One thing I might do is reverse the position of the wired connectors, moving them to the right side.
The ground cable reaches a little more than half the length of the fixture, but there’s no reason for the hot and neutral to be so long. If I plan the placements so that the single-end LED bulb power connections are closest to where the power cord enters the fixture, I can trim the power cord wires down to size.
But, if I have to trim the jacketing quite a bit to expose enough of the ground wire to reach to the ground connection, it doesn’t really matter, does it? Will it matter if I trim maybe 6″ off the length of the wires? I wouldn’t trim the fixture wires though, in case I need the length if or when I ever reposition or hard-wire them.
Here’s the light, connected, plugged in, tested, and working.
I’ve got some optimizations to do, and I am most definitely open to suggestions, corrections, and alerts to any potential safety issues.

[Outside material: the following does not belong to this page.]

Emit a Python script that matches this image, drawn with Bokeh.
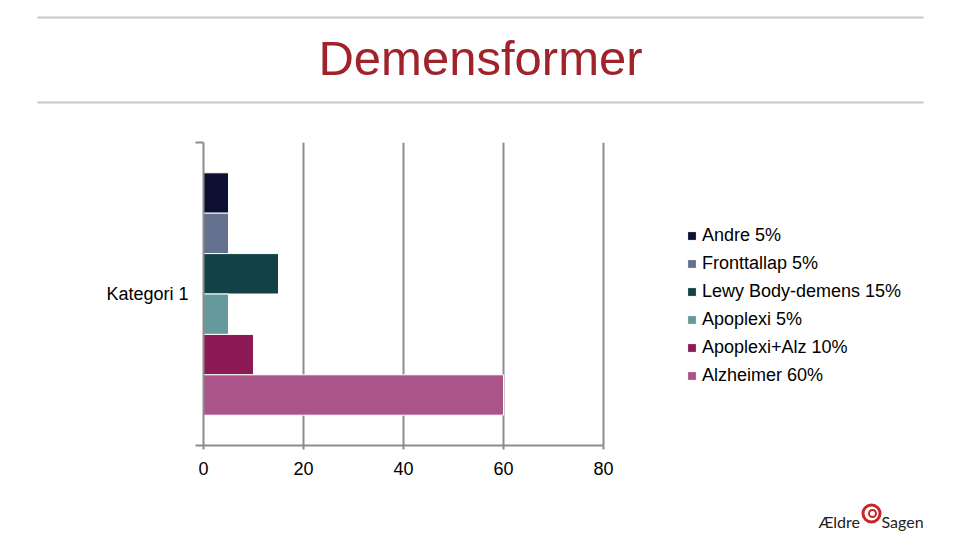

Having 8 power cords connecting lighting fixtures to outlets is not going to be a very pretty sight, and so I’ve been trying to give some thought to how to tidy everything up.
I have not had an easy time finding molded right angle plugs, which might have helped a little. I have also given up on finding suitable cords with light grey jacketing.
It seems like a good idea to shorten the cords to where there’s only enough slack to avoid strain. The remainder could possibly be covered with cable organizational accessories, although that makes the added oil and weather protection of these cables largely redundant.
And then I thought – what about the use of PVC conduit? It doesn’t scream “look at me, I’m conduit on the ceiling” in the same way as EMT conduit.
The use of conduit between light fixtures could allow multiple fixtures to be connected to a single outlet. This is also something I could do eventually – convert one of the ceiling outlets into a junction box and contain all the connections with conduit entirely. Junction boxes can be added for every light, but that adds a level of permanence I’m not ready for yet.
Conduit would require everything to align perfectly, although light placement around obstacles makes perfect alignment and symmetry a bit of a challenge. But, it’s something to consider.
Basically, would I rather have 8 plug-in devices or fewer (maybe 2-4) with conduit connecting some of them? I figure that a male terminal adapter, plus locknut, wire (THHN?), and straight PVC conduit would do the trick.
Another idea is that maybe one or two lights can be connected with a motion sensor and to one of the always-on garage door opener outlets. But, this can always be done later.
Here’s the first light, above the garage door opener rails. The bulbs have 120° illumination angles, and experimenting first with a portable LED underhood work light showed me that there would be considerable shadows. Having the light perpendicular to the rails ensures less shadows.
Am I Doing Anything Wrong?
I’ve consulted with a local electrician and checked every Google-able resource I could find. This is also what led to delays. Anything related to AC electrical work, and I tend to self-doubt a lot. Here, there’s room for optimizations, but I’m hoping there are no glaring concerns that I’ve been oblivious to.
When everything is said and done, the next writeup will have a little more detail and hopefully brighter better-lit photos. After that, my attention turns to airlines and dust collection.